Your task:
Return all the data below as it stands, minus the pictures.

Data extract:

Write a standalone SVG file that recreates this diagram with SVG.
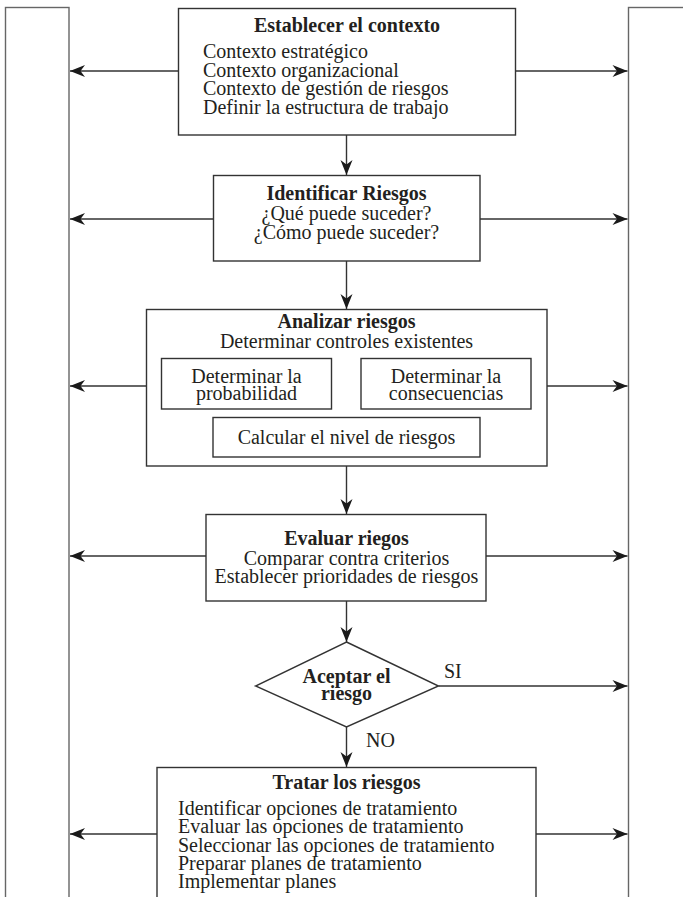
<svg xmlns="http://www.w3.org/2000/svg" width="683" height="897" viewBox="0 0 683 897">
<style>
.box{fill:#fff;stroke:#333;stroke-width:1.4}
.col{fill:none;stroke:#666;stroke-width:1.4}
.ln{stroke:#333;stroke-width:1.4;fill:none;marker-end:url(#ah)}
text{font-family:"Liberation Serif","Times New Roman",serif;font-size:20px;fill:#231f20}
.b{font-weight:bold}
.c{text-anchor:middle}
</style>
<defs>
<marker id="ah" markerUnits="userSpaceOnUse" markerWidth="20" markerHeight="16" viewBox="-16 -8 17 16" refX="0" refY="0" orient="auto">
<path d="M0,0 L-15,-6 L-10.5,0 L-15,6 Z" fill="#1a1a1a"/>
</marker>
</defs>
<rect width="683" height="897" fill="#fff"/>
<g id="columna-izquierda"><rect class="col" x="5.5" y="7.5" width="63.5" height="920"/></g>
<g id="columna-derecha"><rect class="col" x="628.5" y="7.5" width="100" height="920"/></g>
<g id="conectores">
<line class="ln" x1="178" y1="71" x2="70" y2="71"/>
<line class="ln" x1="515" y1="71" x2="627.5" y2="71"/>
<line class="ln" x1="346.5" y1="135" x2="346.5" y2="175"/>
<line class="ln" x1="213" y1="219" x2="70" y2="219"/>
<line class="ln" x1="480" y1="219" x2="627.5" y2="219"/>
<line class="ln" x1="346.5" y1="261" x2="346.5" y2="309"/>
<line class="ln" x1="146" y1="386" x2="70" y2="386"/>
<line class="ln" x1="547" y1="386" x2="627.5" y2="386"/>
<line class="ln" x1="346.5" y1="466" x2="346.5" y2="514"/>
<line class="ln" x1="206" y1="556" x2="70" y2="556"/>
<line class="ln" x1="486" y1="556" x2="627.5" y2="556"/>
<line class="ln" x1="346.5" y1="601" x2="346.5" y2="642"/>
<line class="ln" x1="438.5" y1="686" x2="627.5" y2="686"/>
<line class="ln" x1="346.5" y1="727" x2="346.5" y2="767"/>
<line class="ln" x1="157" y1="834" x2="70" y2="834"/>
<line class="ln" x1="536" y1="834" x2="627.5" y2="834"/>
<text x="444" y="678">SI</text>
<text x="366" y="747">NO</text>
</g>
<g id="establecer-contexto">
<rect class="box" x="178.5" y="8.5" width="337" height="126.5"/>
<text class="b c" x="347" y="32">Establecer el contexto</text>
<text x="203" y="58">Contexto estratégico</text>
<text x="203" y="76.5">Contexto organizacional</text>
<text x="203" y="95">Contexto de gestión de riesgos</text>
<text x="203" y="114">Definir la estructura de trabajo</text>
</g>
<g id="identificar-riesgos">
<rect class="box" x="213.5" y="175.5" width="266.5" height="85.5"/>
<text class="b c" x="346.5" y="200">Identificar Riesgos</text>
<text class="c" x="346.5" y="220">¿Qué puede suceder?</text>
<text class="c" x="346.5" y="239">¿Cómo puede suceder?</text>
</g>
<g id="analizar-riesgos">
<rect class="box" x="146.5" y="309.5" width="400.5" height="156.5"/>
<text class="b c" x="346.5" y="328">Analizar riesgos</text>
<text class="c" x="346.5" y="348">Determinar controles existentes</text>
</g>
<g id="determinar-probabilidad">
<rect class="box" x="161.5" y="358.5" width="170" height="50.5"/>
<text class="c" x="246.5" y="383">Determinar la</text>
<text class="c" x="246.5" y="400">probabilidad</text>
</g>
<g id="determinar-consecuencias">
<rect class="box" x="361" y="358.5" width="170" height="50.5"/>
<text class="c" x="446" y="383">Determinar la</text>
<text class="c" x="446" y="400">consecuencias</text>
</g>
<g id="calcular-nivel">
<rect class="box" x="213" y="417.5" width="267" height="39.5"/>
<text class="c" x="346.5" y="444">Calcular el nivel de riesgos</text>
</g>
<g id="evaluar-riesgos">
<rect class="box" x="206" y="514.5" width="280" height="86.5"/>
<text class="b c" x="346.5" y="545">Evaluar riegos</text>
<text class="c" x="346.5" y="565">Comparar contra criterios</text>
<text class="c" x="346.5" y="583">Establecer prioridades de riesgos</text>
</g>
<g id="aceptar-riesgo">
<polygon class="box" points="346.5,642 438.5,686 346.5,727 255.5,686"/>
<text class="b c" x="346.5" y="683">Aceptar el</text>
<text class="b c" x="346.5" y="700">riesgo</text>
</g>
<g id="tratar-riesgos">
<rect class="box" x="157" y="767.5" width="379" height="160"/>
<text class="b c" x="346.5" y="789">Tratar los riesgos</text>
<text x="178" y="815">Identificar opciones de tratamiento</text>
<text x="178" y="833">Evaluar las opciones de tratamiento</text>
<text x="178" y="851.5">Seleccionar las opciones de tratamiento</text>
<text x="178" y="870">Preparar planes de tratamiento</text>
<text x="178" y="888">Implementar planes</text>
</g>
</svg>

Problem solution:
Write a standalone SVG file that recreates this diagram with SVG.
<svg xmlns="http://www.w3.org/2000/svg" width="683" height="897" viewBox="0 0 683 897">
<style>
.box{fill:#fff;stroke:#333;stroke-width:1.4}
.col{fill:none;stroke:#666;stroke-width:1.4}
.ln{stroke:#333;stroke-width:1.4;fill:none;marker-end:url(#ah)}
text{font-family:"Liberation Serif","Times New Roman",serif;font-size:20px;fill:#231f20}
.b{font-weight:bold}
.c{text-anchor:middle}
</style>
<defs>
<marker id="ah" markerUnits="userSpaceOnUse" markerWidth="20" markerHeight="16" viewBox="-16 -8 17 16" refX="0" refY="0" orient="auto">
<path d="M0,0 L-15,-6 L-10.5,0 L-15,6 Z" fill="#1a1a1a"/>
</marker>
</defs>
<rect width="683" height="897" fill="#fff"/>
<g id="columna-izquierda"><rect class="col" x="5.5" y="7.5" width="63.5" height="920"/></g>
<g id="columna-derecha"><rect class="col" x="628.5" y="7.5" width="100" height="920"/></g>
<g id="conectores">
<line class="ln" x1="178" y1="71" x2="70" y2="71"/>
<line class="ln" x1="515" y1="71" x2="627.5" y2="71"/>
<line class="ln" x1="346.5" y1="135" x2="346.5" y2="175"/>
<line class="ln" x1="213" y1="219" x2="70" y2="219"/>
<line class="ln" x1="480" y1="219" x2="627.5" y2="219"/>
<line class="ln" x1="346.5" y1="261" x2="346.5" y2="309"/>
<line class="ln" x1="146" y1="386" x2="70" y2="386"/>
<line class="ln" x1="547" y1="386" x2="627.5" y2="386"/>
<line class="ln" x1="346.5" y1="466" x2="346.5" y2="514"/>
<line class="ln" x1="206" y1="556" x2="70" y2="556"/>
<line class="ln" x1="486" y1="556" x2="627.5" y2="556"/>
<line class="ln" x1="346.5" y1="601" x2="346.5" y2="642"/>
<line class="ln" x1="438.5" y1="686" x2="627.5" y2="686"/>
<line class="ln" x1="346.5" y1="727" x2="346.5" y2="767"/>
<line class="ln" x1="157" y1="834" x2="70" y2="834"/>
<line class="ln" x1="536" y1="834" x2="627.5" y2="834"/>
<text x="444" y="678">SI</text>
<text x="366" y="747">NO</text>
</g>
<g id="establecer-contexto">
<rect class="box" x="178.5" y="8.5" width="337" height="126.5"/>
<text class="b c" x="347" y="32">Establecer el contexto</text>
<text x="203" y="58">Contexto estratégico</text>
<text x="203" y="76.5">Contexto organizacional</text>
<text x="203" y="95">Contexto de gestión de riesgos</text>
<text x="203" y="114">Definir la estructura de trabajo</text>
</g>
<g id="identificar-riesgos">
<rect class="box" x="213.5" y="175.5" width="266.5" height="85.5"/>
<text class="b c" x="346.5" y="200">Identificar Riesgos</text>
<text class="c" x="346.5" y="220">¿Qué puede suceder?</text>
<text class="c" x="346.5" y="239">¿Cómo puede suceder?</text>
</g>
<g id="analizar-riesgos">
<rect class="box" x="146.5" y="309.5" width="400.5" height="156.5"/>
<text class="b c" x="346.5" y="328">Analizar riesgos</text>
<text class="c" x="346.5" y="348">Determinar controles existentes</text>
</g>
<g id="determinar-probabilidad">
<rect class="box" x="161.5" y="358.5" width="170" height="50.5"/>
<text class="c" x="246.5" y="383">Determinar la</text>
<text class="c" x="246.5" y="400">probabilidad</text>
</g>
<g id="determinar-consecuencias">
<rect class="box" x="361" y="358.5" width="170" height="50.5"/>
<text class="c" x="446" y="383">Determinar la</text>
<text class="c" x="446" y="400">consecuencias</text>
</g>
<g id="calcular-nivel">
<rect class="box" x="213" y="417.5" width="267" height="39.5"/>
<text class="c" x="346.5" y="444">Calcular el nivel de riesgos</text>
</g>
<g id="evaluar-riesgos">
<rect class="box" x="206" y="514.5" width="280" height="86.5"/>
<text class="b c" x="346.5" y="545">Evaluar riegos</text>
<text class="c" x="346.5" y="565">Comparar contra criterios</text>
<text class="c" x="346.5" y="583">Establecer prioridades de riesgos</text>
</g>
<g id="aceptar-riesgo">
<polygon class="box" points="346.5,642 438.5,686 346.5,727 255.5,686"/>
<text class="b c" x="346.5" y="683">Aceptar el</text>
<text class="b c" x="346.5" y="700">riesgo</text>
</g>
<g id="tratar-riesgos">
<rect class="box" x="157" y="767.5" width="379" height="160"/>
<text class="b c" x="346.5" y="789">Tratar los riesgos</text>
<text x="178" y="815">Identificar opciones de tratamiento</text>
<text x="178" y="833">Evaluar las opciones de tratamiento</text>
<text x="178" y="851.5">Seleccionar las opciones de tratamiento</text>
<text x="178" y="870">Preparar planes de tratamiento</text>
<text x="178" y="888">Implementar planes</text>
</g>
</svg>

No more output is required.